Bei den Sommets Musicaux de Gstaad dreht sich in diesem Jahr alles um die Harfe, und es könnte kaum einen besseren Solisten als Emmanuel Ceysson geben, einen jungen Harfenisten, dessen Liebe zu seinem Instrument aus allen Poren dringt. Es ist einfach grandios, Ceysson zuzusehen, nicht zuletzt aufgrund seines jungenhaften Enthusiasmus: wann immer er ein Glissando oder eine andere komplexe Figur spielt, erhellt ein breites Lächeln sein Gesicht, als wolle er sagen „wie großartig ist es, dass ich aus meinem Instrument solche Töne herausholen kann“.
Und in der Tat spielte er das Glière-Konzert mit enormer Virtuosität. Für das ungeübte Auge sieht die Harfe an sich schon wie ein teuflisch schweres Instrument aus – man soll schrecklich viele Töne auf einem Satz Saiten spielen, der nicht unbedingt aussieht, als wäre er besonders angenehm angelegt – aber Ceysson spielt eindeutig auf einem Niveau, auf dem man nicht nur diese komplexen Phrasen spielen, sondern auch in sie hinein beschleunigen oder sie verlangsamen oder die Dynamik ändern kann, um der jeweiligen Stimmung gerecht zu werden.

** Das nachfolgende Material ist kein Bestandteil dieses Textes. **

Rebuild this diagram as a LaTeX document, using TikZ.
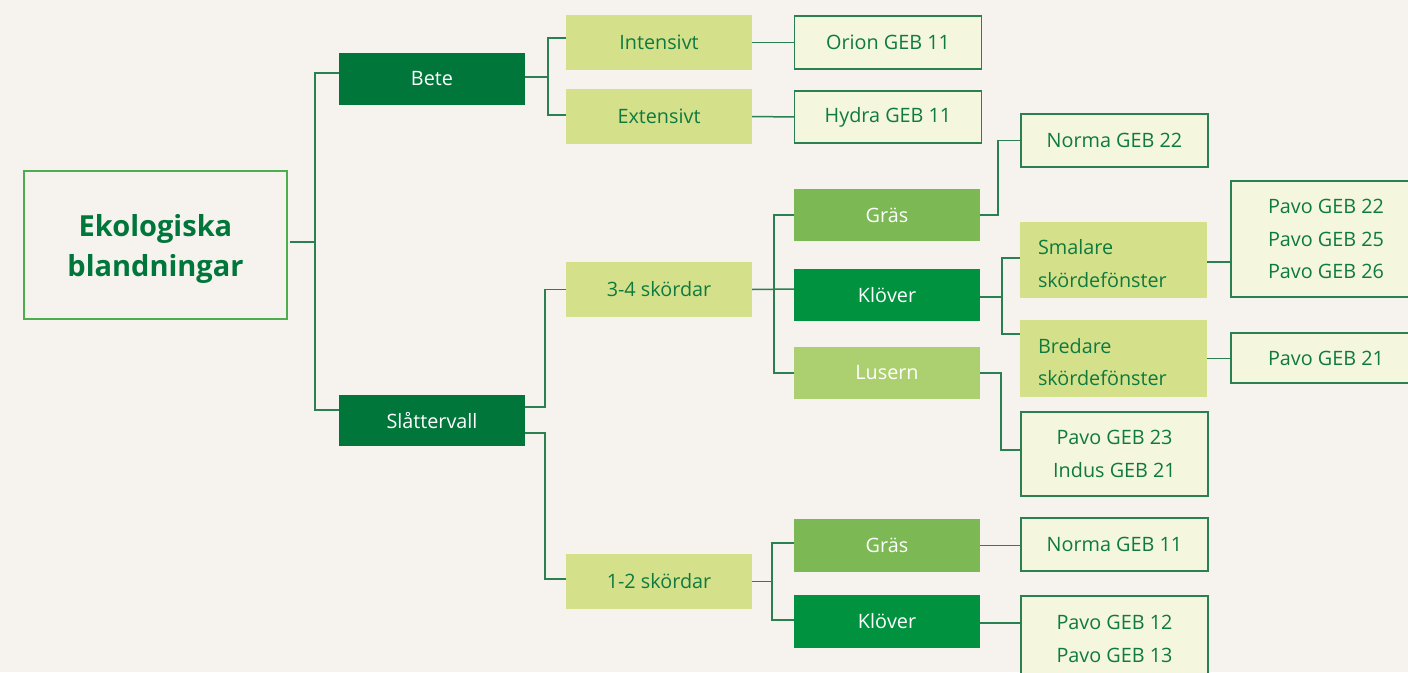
\documentclass[tikz,border=0pt]{standalone}
\usepackage{fontspec}
\setmainfont{Open Sans}
\definecolor{bg}{HTML}{F6F3EE}
\definecolor{dkgreen}{HTML}{00763B}
\definecolor{klgreen}{HTML}{00923F}
\definecolor{grgreen}{HTML}{7CB853}
\definecolor{lugreen}{HTML}{ACD070}
\definecolor{ylgreen}{HTML}{D5E08B}
\definecolor{outfill}{HTML}{F4F6DE}
\definecolor{txtgreen}{HTML}{0E7A3F}
\definecolor{linegreen}{HTML}{2A8050}
\definecolor{rootline}{HTML}{4DAE50}
\begin{document}
\begin{tikzpicture}[x=1pt,y=-1pt,
  base/.style={inner sep=0pt, outer sep=0pt, font=\fontsize{19.8}{32.5}\selectfont, align=center, minimum width=186pt, minimum height=52pt},
  darkbox/.style={base, fill=dkgreen, text=white},
  klbox/.style={base, fill=klgreen, text=white},
  grbox/.style={base, fill=grgreen, text=white},
  lubox/.style={base, fill=lugreen, text=white},
  ylbox/.style={base, fill=ylgreen, text=txtgreen, minimum height=55pt},
  leftbox/.style={base, fill=ylgreen, text=txtgreen, align=left, text width=151pt, inner xsep=18pt, minimum width=0pt},
  outbox/.style={base, fill=outfill, draw=linegreen, line width=1.4pt, text=txtgreen, minimum width=187pt, minimum height=53pt},
  rootbox/.style={inner sep=0pt, outer sep=0pt, fill=bg, draw=rootline, line width=2.4pt, text=dkgreen, align=center, font=\fontsize{29}{40}\selectfont\bfseries, minimum width=263pt, minimum height=148pt},
  conn/.style={draw=linegreen, line width=1.5pt}
]
\fill[bg] (0,0) rectangle (1408,672);
\useasboundingbox (0,0) rectangle (1408,672);

% nodes
\node[rootbox] (root) at (155.5,245) {\rule{0pt}{30pt}Ekologiska\\blandningar};
\node[darkbox] (bete) at (432,79) {Bete};
\node[darkbox, minimum height=51pt] (slat) at (432,420.5) {Slåttervall};
\node[ylbox] (intens) at (659,42.5) {Intensivt};
\node[ylbox] (extens) at (659,116.5) {Extensivt};
\node[outbox] (orion) at (888,42.5) {Orion GEB 11};
\node[outbox, minimum height=52pt] (hydra) at (888,117) {Hydra GEB 11};
\node[ylbox] (s34) at (659,289.5) {3-4 skördar};
\node[ylbox] (s12) at (659,581.5) {1-2 skördar};
\node[grbox] (gras1) at (887,215) {Gräs};
\node[klbox] (klover1) at (887,295) {Klöver};
\node[lubox] (lusern) at (887,373) {Lusern};
\node[outbox] (norma22) at (1114.5,140.5) {Norma GEB 22};
\node[leftbox, minimum height=76pt] (smalare) at (1113.5,260) {\rule{0pt}{22pt}Smalare\\skördefönster};
\node[leftbox, minimum height=77pt] (bredare) at (1113.5,358.5) {\rule{0pt}{22pt}Bredare\\skördefönster};
\node[outbox, minimum width=190pt, minimum height=116pt] (pavo3) at (1326,239) {Pavo GEB 22\\Pavo GEB 25\\Pavo GEB 26};
\node[outbox, minimum width=190pt, minimum height=50pt] (pavo21) at (1326,358) {Pavo GEB 21};
\node[outbox, minimum height=84pt] (pavo23) at (1114.5,454) {Pavo GEB 23\\Indus GEB 21};
\node[grbox, minimum height=53pt] (gras2) at (887,545.5) {Gräs};
\node[klbox, minimum height=53pt] (klover2) at (887,621.5) {Klöver};
\node[outbox] (norma11) at (1114.5,544.5) {Norma GEB 11};
\node[outbox, minimum height=86pt] (pavo12) at (1114.5,639) {Pavo GEB 12\\Pavo GEB 13};

% connectors
\draw[conn] ([xshift=3pt,yshift=3pt]root.east) -- ++(25,0) coordinate (t0);
\draw[conn] ([yshift=6pt]bete.west) -| (t0) |- ([yshift=10.5pt]slat.west);

\draw[conn] ([yshift=2pt]bete.east) -- ++(23,0) coordinate (b1);
\draw[conn] ([yshift=4.5pt]intens.west) -| (b1) |- ([yshift=1.5pt]extens.west);
\draw[conn] (intens.east) -- (orion.west);
\draw[conn] (extens.east) -- (hydra.west);

\draw[conn] ([yshift=13.5pt]slat.east) -- ++(20,0) |- (s34.west);
\draw[conn] ([yshift=-12.5pt]slat.east) -- ++(20,0) |- ([yshift=2.5pt]s12.west);

\draw[conn] (s34.east) -- ([yshift=6pt]klover1.west);
\draw[conn] (gras1.west) -| ([xshift=-20pt]lusern.west) -- (lusern.west);

\draw[conn] (gras1.east) -- ++(18,0) |- (norma22.west);

\draw[conn] ([yshift=-2pt]klover1.east) -- ++(22,0) coordinate (k1);
\draw[conn] ([yshift=2pt]smalare.west) -| (k1) |- ([yshift=24.5pt]bredare.west);

\coordinate (sm) at ([yshift=-2pt]smalare.east);
\draw[conn] (sm) -- (sm -| pavo3.west);
\draw[conn] (bredare.east) -- (bredare.east -| pavo21.west);

\draw[conn] (lusern.east) -- ++(21,0) |- ([yshift=4pt]pavo23.west);

\draw[conn] (s12.east) -- ++(20,0) coordinate (c2);
\draw[conn] ([yshift=2.5pt]gras2.west) -| (c2) |- ([yshift=1.5pt]klover2.west);
\draw[conn] (gras2.east) -- (gras2.east -| norma11.west);
\coordinate (kl2) at ([yshift=-1.5pt]klover2.east);
\draw[conn] (kl2) -- (kl2 -| pavo12.west);
\end{tikzpicture}
\end{document}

Trotz all dieser Virtuosität war dies keine erlesene Konzertleistung, aus dem einfachen Grund, dass Dirigent und Orchester nicht wirklich synchron mit ihrem Solisten spielten. Unter der Leitung und dem wachsamen Auge von Ondrej Lenárd erzeugte das Prager Radio Symphonieorchester viel Energie, aber an vielen Stellen – praktisch immer dann, wenn sich Solist und Orchester nicht abwechselten – an denen die Harfe schwer zu hören war.
Dem Hörer sei vergeben, wenn er die Verbindung zur Harfe im ersten Stück des Abends, Schubers beliebtem Ave Maria, nicht gleich entdeckte. Schuberts Original ist eine Gebetsvertonung aus Sir Walter Scotts The Lady of the Lake, das aus der Ferne vom Harfenisten Allan-bane begleitet wird. Inva Mula entschied sich hier für das lateinische Gebet anstelle von Schuberts Originaltext (eine freie Übersetzung des Scott-Gedichtes), und sie sang es mit Autorität und stimmlicher Reinheit. Mit ihrem starken Sopran brachte sie wahre Verehrung zum Ausdruck.

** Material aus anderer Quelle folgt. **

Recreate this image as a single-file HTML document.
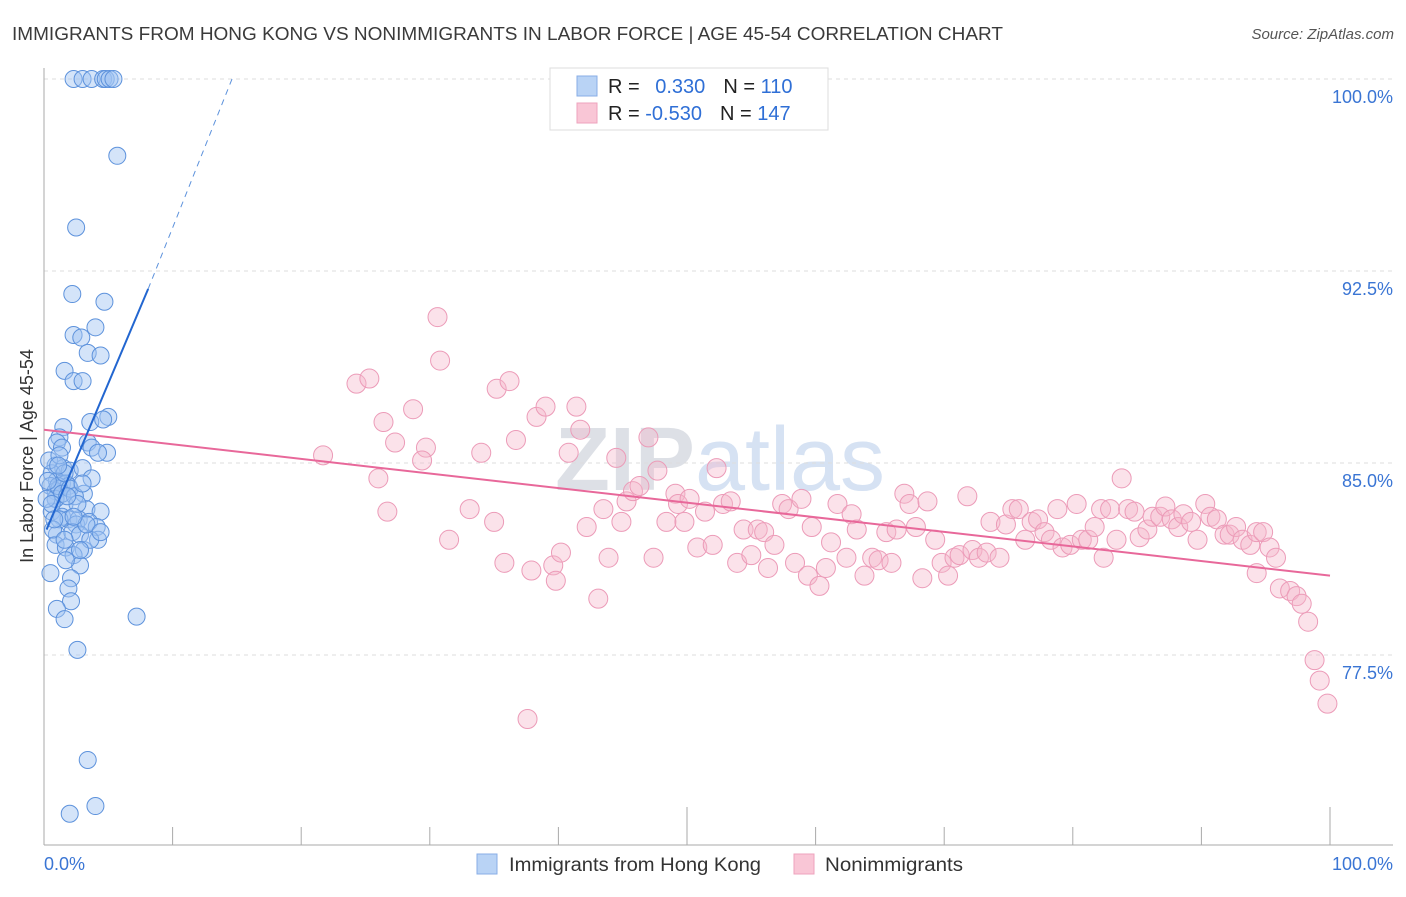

Doch auch hier war das Orchester nicht wirklich eins mit der Solistin – oder gar mit sich selbst. Es dauerte bis zum dritten Stück – die zweite von Dvořáks Legenden, Op. 59 – bis ich das Gefühl bekam, dass das Orchester sicher genug war, um der Musik etwas Autorität und Ausdruck zu verleihen; dann jedoch hoben sich die Bläserzitate schön vom Hintergrund der Streicher ab.